[MATERIAL FOR THIS TASK]
begin

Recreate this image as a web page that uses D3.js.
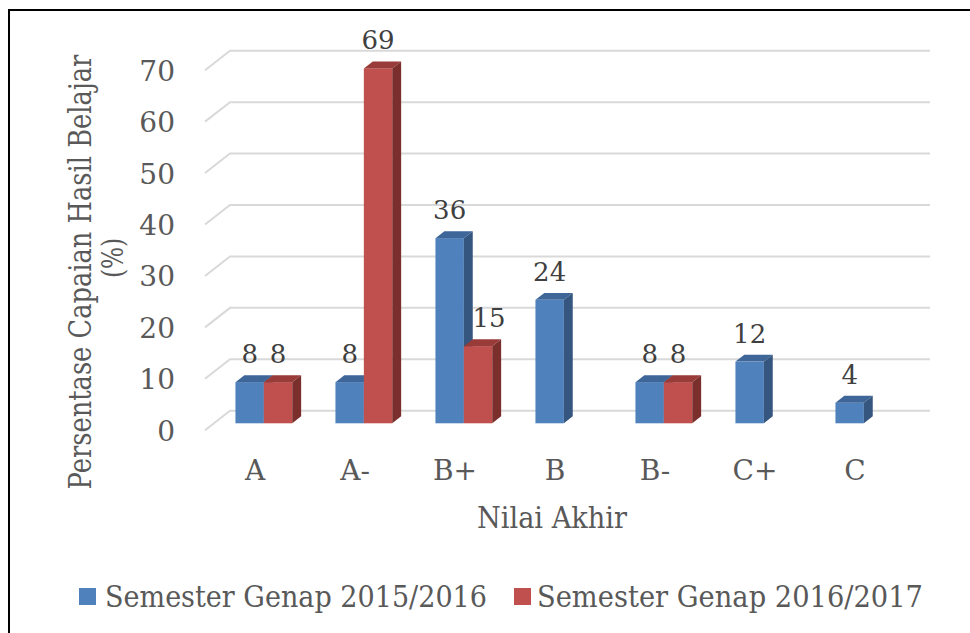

end
begin

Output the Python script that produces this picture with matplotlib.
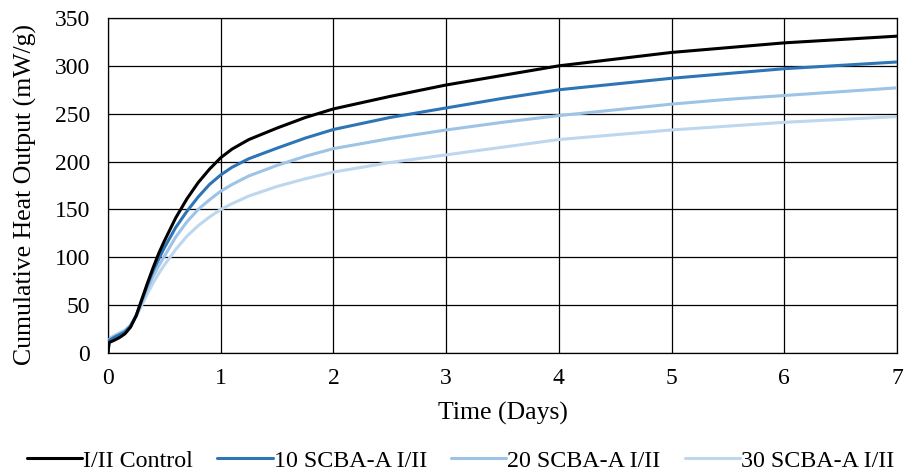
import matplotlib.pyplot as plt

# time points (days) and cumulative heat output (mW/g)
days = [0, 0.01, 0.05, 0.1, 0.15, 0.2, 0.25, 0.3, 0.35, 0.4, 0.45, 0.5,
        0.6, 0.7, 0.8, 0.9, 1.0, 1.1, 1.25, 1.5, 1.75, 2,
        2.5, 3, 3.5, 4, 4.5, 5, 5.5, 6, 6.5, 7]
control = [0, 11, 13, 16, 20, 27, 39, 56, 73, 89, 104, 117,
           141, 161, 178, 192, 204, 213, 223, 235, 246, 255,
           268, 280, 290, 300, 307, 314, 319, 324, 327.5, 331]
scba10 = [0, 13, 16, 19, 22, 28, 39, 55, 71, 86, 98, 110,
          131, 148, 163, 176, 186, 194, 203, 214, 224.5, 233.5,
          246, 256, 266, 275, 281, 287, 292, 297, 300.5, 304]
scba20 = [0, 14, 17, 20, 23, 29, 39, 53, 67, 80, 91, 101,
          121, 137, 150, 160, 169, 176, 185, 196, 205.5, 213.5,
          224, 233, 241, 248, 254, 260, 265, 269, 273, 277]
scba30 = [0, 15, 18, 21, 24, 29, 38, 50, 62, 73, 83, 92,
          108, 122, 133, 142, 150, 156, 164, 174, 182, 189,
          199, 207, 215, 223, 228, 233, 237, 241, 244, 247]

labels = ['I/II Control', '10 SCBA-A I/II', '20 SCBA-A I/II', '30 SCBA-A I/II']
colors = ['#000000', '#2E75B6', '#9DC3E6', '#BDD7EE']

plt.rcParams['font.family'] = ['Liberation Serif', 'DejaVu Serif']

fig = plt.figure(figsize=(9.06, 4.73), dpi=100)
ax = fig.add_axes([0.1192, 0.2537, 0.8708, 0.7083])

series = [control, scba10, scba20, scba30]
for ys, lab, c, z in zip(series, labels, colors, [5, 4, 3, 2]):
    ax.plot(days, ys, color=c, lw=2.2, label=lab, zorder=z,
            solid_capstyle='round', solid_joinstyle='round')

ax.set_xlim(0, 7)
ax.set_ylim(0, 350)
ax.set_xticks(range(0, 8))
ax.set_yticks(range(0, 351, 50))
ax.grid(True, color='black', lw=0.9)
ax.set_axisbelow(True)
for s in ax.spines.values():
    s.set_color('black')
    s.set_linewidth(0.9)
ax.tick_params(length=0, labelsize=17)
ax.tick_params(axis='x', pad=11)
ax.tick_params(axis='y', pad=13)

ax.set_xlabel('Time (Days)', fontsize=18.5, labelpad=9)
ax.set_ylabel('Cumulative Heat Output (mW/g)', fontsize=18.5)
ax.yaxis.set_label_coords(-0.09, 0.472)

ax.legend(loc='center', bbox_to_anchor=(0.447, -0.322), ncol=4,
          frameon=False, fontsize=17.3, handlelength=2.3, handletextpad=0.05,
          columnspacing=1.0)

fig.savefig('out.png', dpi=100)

end

Begin with the line where "Output the Python" appears and end with the line where "import matplotlib.pyplot as plt" appears. Copy only that stretch, exactly, with no pictures.

[RESPONSE BELOW]
Output the Python script that produces this picture with matplotlib.
import matplotlib.pyplot as plt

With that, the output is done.